**DATASET SECTION:**

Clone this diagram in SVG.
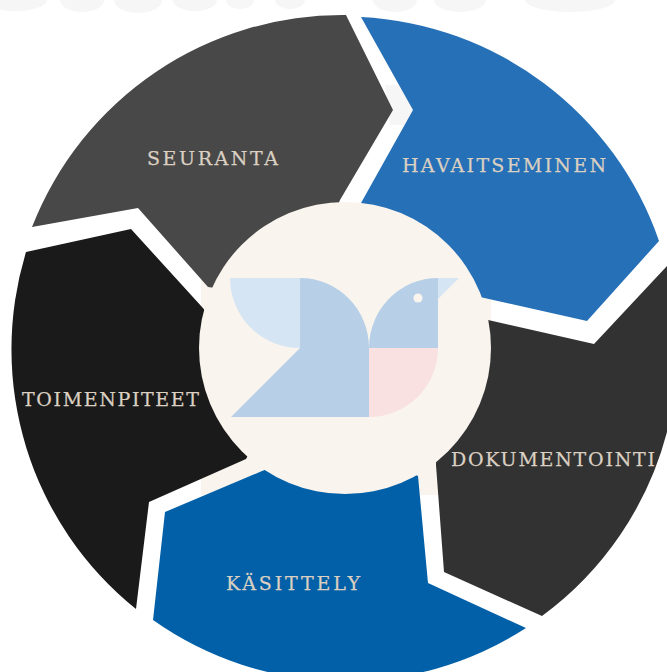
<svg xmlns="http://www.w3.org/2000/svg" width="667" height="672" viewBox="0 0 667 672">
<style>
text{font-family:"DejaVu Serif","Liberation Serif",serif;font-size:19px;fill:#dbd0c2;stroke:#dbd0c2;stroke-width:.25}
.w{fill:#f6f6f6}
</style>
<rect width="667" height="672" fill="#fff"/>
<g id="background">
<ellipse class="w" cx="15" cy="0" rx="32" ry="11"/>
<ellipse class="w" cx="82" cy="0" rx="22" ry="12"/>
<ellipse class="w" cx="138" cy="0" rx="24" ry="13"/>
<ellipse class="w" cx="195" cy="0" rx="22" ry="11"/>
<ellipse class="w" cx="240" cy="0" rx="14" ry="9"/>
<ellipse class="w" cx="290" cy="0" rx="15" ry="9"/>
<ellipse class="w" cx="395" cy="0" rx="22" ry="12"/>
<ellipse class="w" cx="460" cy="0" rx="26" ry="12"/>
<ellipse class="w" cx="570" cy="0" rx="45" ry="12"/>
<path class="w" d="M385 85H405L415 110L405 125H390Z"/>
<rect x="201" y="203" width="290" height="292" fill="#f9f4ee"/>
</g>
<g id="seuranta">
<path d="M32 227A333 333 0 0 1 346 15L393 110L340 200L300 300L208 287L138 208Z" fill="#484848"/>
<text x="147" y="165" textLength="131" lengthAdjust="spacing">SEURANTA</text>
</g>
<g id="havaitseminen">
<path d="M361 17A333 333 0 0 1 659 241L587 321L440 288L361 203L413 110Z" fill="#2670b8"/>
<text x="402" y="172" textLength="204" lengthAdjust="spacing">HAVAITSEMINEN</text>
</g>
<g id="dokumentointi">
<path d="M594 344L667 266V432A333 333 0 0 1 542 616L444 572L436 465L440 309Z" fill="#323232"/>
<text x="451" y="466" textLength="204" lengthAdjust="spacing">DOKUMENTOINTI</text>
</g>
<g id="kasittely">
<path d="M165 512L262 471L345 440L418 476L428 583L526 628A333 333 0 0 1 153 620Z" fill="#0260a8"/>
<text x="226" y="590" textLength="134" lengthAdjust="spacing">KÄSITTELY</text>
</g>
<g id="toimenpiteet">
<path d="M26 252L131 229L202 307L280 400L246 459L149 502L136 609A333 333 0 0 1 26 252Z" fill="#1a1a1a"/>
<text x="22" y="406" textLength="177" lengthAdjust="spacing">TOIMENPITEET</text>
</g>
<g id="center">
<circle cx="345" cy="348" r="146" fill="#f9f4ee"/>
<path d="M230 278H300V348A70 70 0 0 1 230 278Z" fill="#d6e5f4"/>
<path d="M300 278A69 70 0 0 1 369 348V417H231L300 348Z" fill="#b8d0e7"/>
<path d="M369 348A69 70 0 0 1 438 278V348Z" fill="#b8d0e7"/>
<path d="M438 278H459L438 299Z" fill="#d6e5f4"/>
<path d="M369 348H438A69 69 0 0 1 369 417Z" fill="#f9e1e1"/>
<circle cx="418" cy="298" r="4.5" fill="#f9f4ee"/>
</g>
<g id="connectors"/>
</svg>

**GIVEN PROBLEM:** Write out the full set of lines verbatim, without the pictures.

**RESULT FOR THIS EXERCISE:**
Clone this diagram in SVG.
<svg xmlns="http://www.w3.org/2000/svg" width="667" height="672" viewBox="0 0 667 672">
<style>
text{font-family:"DejaVu Serif","Liberation Serif",serif;font-size:19px;fill:#dbd0c2;stroke:#dbd0c2;stroke-width:.25}
.w{fill:#f6f6f6}
</style>
<rect width="667" height="672" fill="#fff"/>
<g id="background">
<ellipse class="w" cx="15" cy="0" rx="32" ry="11"/>
<ellipse class="w" cx="82" cy="0" rx="22" ry="12"/>
<ellipse class="w" cx="138" cy="0" rx="24" ry="13"/>
<ellipse class="w" cx="195" cy="0" rx="22" ry="11"/>
<ellipse class="w" cx="240" cy="0" rx="14" ry="9"/>
<ellipse class="w" cx="290" cy="0" rx="15" ry="9"/>
<ellipse class="w" cx="395" cy="0" rx="22" ry="12"/>
<ellipse class="w" cx="460" cy="0" rx="26" ry="12"/>
<ellipse class="w" cx="570" cy="0" rx="45" ry="12"/>
<path class="w" d="M385 85H405L415 110L405 125H390Z"/>
<rect x="201" y="203" width="290" height="292" fill="#f9f4ee"/>
</g>
<g id="seuranta">
<path d="M32 227A333 333 0 0 1 346 15L393 110L340 200L300 300L208 287L138 208Z" fill="#484848"/>
<text x="147" y="165" textLength="131" lengthAdjust="spacing">SEURANTA</text>
</g>
<g id="havaitseminen">
<path d="M361 17A333 333 0 0 1 659 241L587 321L440 288L361 203L413 110Z" fill="#2670b8"/>
<text x="402" y="172" textLength="204" lengthAdjust="spacing">HAVAITSEMINEN</text>
</g>
<g id="dokumentointi">
<path d="M594 344L667 266V432A333 333 0 0 1 542 616L444 572L436 465L440 309Z" fill="#323232"/>
<text x="451" y="466" textLength="204" lengthAdjust="spacing">DOKUMENTOINTI</text>
</g>
<g id="kasittely">
<path d="M165 512L262 471L345 440L418 476L428 583L526 628A333 333 0 0 1 153 620Z" fill="#0260a8"/>
<text x="226" y="590" textLength="134" lengthAdjust="spacing">KÄSITTELY</text>
</g>
<g id="toimenpiteet">
<path d="M26 252L131 229L202 307L280 400L246 459L149 502L136 609A333 333 0 0 1 26 252Z" fill="#1a1a1a"/>
<text x="22" y="406" textLength="177" lengthAdjust="spacing">TOIMENPITEET</text>
</g>
<g id="center">
<circle cx="345" cy="348" r="146" fill="#f9f4ee"/>
<path d="M230 278H300V348A70 70 0 0 1 230 278Z" fill="#d6e5f4"/>
<path d="M300 278A69 70 0 0 1 369 348V417H231L300 348Z" fill="#b8d0e7"/>
<path d="M369 348A69 70 0 0 1 438 278V348Z" fill="#b8d0e7"/>
<path d="M438 278H459L438 299Z" fill="#d6e5f4"/>
<path d="M369 348H438A69 69 0 0 1 369 417Z" fill="#f9e1e1"/>
<circle cx="418" cy="298" r="4.5" fill="#f9f4ee"/>
</g>
<g id="connectors"/>
</svg>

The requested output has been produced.